* [What you should do]:
Copy exactly, and only, the lines between the start of the entries below and the line containing "y_ticks = [20, 40, 60, 80]", both inclusive. Omit pictures.

begin

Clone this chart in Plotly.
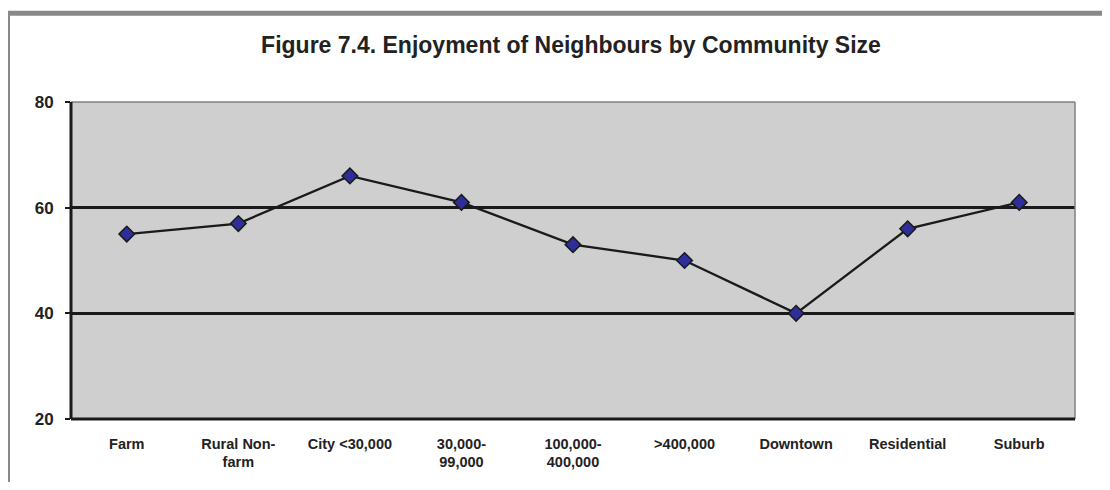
import plotly.graph_objects as go

categories = ["Farm", "Rural Non-<br>farm", "City <30,000", "30,000-<br>99,000",
              "100,000-<br>400,000", ">400,000", "Downtown", "Residential", "Suburb"]
values = [55, 57, 66, 61, 53, 50, 40, 56, 61]
y_ticks = [20, 40, 60, 80]

# page body has an 8px margin; figure sized to fit the window without scrollbars
OFF = 8
W, H = 1110 - 2 * OFF, 490 - 2 * OFF
# plot area in reference page pixels
PL, PR, PT, PB = 71, 1075, 102, 422
L, T = PL - OFF, PT - OFF
R, B = W - (PR - OFF), H - (PB - OFF)
pw, ph = W - L - R, H - T - B

def px(x):
    return (x - OFF - L) / pw

def py(y):
    return (H - B - (y - OFF)) / ph

fig = go.Figure()
fig.add_trace(go.Scatter(
    x=list(range(len(categories))), y=values, mode="lines+markers",
    line=dict(color="#1a1a1a", width=2.3),
    marker=dict(symbol="diamond", size=12, color="#2e2e9a",
                line=dict(color="#1a1a1a", width=1.5)),
    showlegend=False, cliponaxis=False,
))

fig.update_layout(
    width=W, height=H,
    margin=dict(l=L, r=R, t=T, b=B),
    paper_bgcolor="white", plot_bgcolor="#cfcfcf",
    title=dict(text="<b>Figure 7.4. Enjoyment of Neighbours by Community Size</b>",
               x=px(571), xref="paper", xanchor="center",
               y=1 - (45 - OFF) / H, yanchor="middle",
               font=dict(family="Liberation Sans, Arial", size=23, color="#222222")),
    font=dict(family="Liberation Sans, Arial", color="#222222"),
    xaxis=dict(range=[-0.5, len(categories) - 0.5],
               tickmode="array", tickvals=list(range(len(categories))),
               ticktext=[f"<b>{c}</b>" for c in categories],
               tickfont=dict(size=14.5, color="#222222"),
               showgrid=False, zeroline=False, showline=False, ticks="",
               ticklabelstandoff=14),
    yaxis=dict(range=[20, 80], tickmode="array", tickvals=y_ticks,
               ticktext=[f"<b>{v}</b>" for v in y_ticks],
               tickfont=dict(size=17, color="#222222"),
               showgrid=True, gridcolor="#1a1a1a", gridwidth=3,
               zeroline=False, showline=False,
               ticks="outside", ticklen=5, tickwidth=2, tickcolor="#1a1a1a",
               ticklabelstandoff=8),
)

shapes = [
    # plot area top & right border (gray)
    dict(type="line", xref="paper", yref="paper", x0=0, x1=1, y0=1, y1=1,
         line=dict(color="#808080", width=1.5)),
    dict(type="line", xref="paper", yref="paper", x0=1, x1=1, y0=0, y1=1,
         line=dict(color="#808080", width=1.5)),
    # left & bottom axis lines (black)
    dict(type="line", xref="paper", yref="paper", x0=0, x1=0, y0=0, y1=1,
         line=dict(color="#1a1a1a", width=3)),
    dict(type="line", xref="paper", yref="paper", x0=0, x1=1, y0=0, y1=0,
         line=dict(color="#1a1a1a", width=3)),
    # outer gray frame
    dict(type="rect", xref="paper", yref="paper",
         x0=px(7.5), x1=px(1140), y0=py(12.5), y1=py(520),
         line=dict(color="#888888", width=5), fillcolor="rgba(0,0,0,0)", layer="above"),
]
fig.update_layout(shapes=shapes)

fig.write_html("out.html")
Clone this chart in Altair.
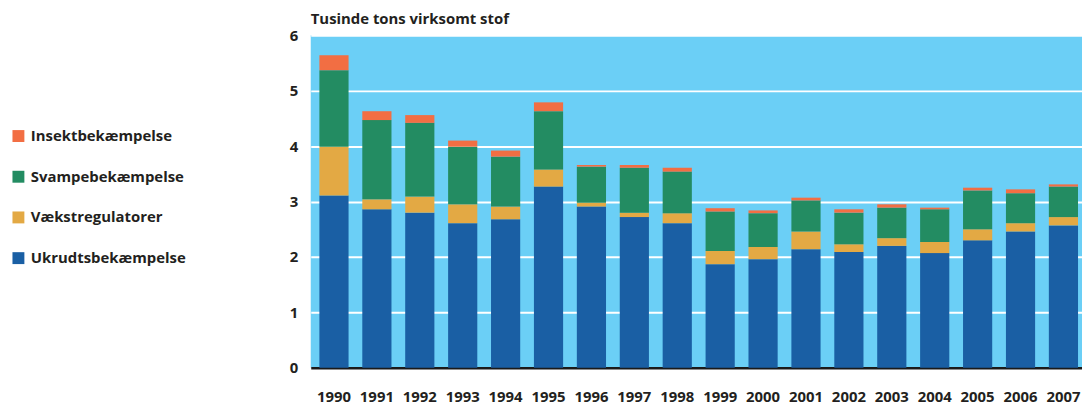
import altair as alt
import pandas as pd

years = [str(y) for y in range(1990, 2008)]
categories = ["Insektbekæmpelse", "Svampebekæmpelse", "Vækstregulatorer", "Ukrudtsbekæmpelse"]
colors = ["#f26e43", "#238c62", "#e3a944", "#1a5fa4"]

ukrudt = [3.11, 2.86, 2.80, 2.61, 2.68, 3.27, 2.91, 2.72, 2.61, 1.87, 1.96, 2.14, 2.09, 2.20, 2.07, 2.30, 2.46, 2.57]
vaekst = [0.88, 0.18, 0.29, 0.34, 0.23, 0.31, 0.07, 0.08, 0.18, 0.24, 0.22, 0.32, 0.14, 0.14, 0.20, 0.20, 0.15, 0.15]
svampe = [1.38, 1.43, 1.33, 1.04, 0.90, 1.05, 0.65, 0.81, 0.75, 0.71, 0.61, 0.56, 0.57, 0.55, 0.59, 0.70, 0.54, 0.55]
insekt = [0.27, 0.16, 0.14, 0.11, 0.11, 0.16, 0.03, 0.05, 0.07, 0.06, 0.05, 0.05, 0.06, 0.06, 0.03, 0.05, 0.07, 0.04]

series = {
    "Ukrudtsbekæmpelse": ukrudt,
    "Vækstregulatorer": vaekst,
    "Svampebekæmpelse": svampe,
    "Insektbekæmpelse": insekt,
}
stack_order = {"Ukrudtsbekæmpelse": 0, "Vækstregulatorer": 1, "Svampebekæmpelse": 2, "Insektbekæmpelse": 3}

rows = []
for cat, vals in series.items():
    for y, v in zip(years, vals):
        rows.append({"year": y, "kategori": cat, "value": v, "ord": stack_order[cat]})
df = pd.DataFrame(rows)

FONT = "Open Sans"
TXT = "#231f20"

chart = alt.Chart(df).mark_bar().encode(
    x=alt.X("year:O", title=None,
            scale=alt.Scale(paddingInner=0.32, paddingOuter=0.147, align=0.685),
            axis=alt.Axis(labelAngle=0, ticks=False, domain=True, domainColor="#1a1a1a",
                          domainWidth=2.5, labelPadding=22, labelFontSize=15,
                          labelFont=FONT, labelFontWeight="bold", labelColor=TXT, grid=False)),
    y=alt.Y("value:Q", title=None, stack="zero",
            scale=alt.Scale(domain=[0, 6], nice=False),
            axis=alt.Axis(values=[0, 1, 2, 3, 4, 5, 6], ticks=False, domain=False,
                          labelPadding=13, labelFontSize=15, labelFont=FONT,
                          labelFontWeight="bold", labelColor=TXT,
                          grid=True, gridColor="white", gridWidth=2, gridOpacity=1)),
    color=alt.Color("kategori:N", scale=alt.Scale(domain=categories, range=colors),
                    legend=alt.Legend(title=None, orient="none", legendX=-302, legendY=94,
                                      symbolType="square", symbolSize=144, symbolStrokeWidth=0,
                                      symbolOpacity=1,
                                      labelFontSize=15, labelFont=FONT, labelFontWeight="bold",
                                      labelColor=TXT, labelOffset=5, rowPadding=25,
                                      labelLimit=300)),
    order=alt.Order("ord:Q", sort="ascending"),
).properties(
    width=777, height=335,
    background="white",
    title=alt.TitleParams("Tusinde tons virksomt stof", anchor="start", frame="group",
                          fontSize=15, font=FONT, fontWeight="bold", color=TXT, offset=1),
    autosize=alt.AutoSizeParams(type="none"),
    padding={"left": 305, "top": 26, "right": 0, "bottom": 40},
).configure_view(fill="#6bcff6", stroke=None)

chart.save("out.html", embed_options={"renderer": "svg", "actions": False})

end

* [The response]:
Clone this chart in Plotly.
import plotly.graph_objects as go

categories = ["Farm", "Rural Non-<br>farm", "City <30,000", "30,000-<br>99,000",
              "100,000-<br>400,000", ">400,000", "Downtown", "Residential", "Suburb"]
values = [55, 57, 66, 61, 53, 50, 40, 56, 61]
y_ticks = [20, 40, 60, 80]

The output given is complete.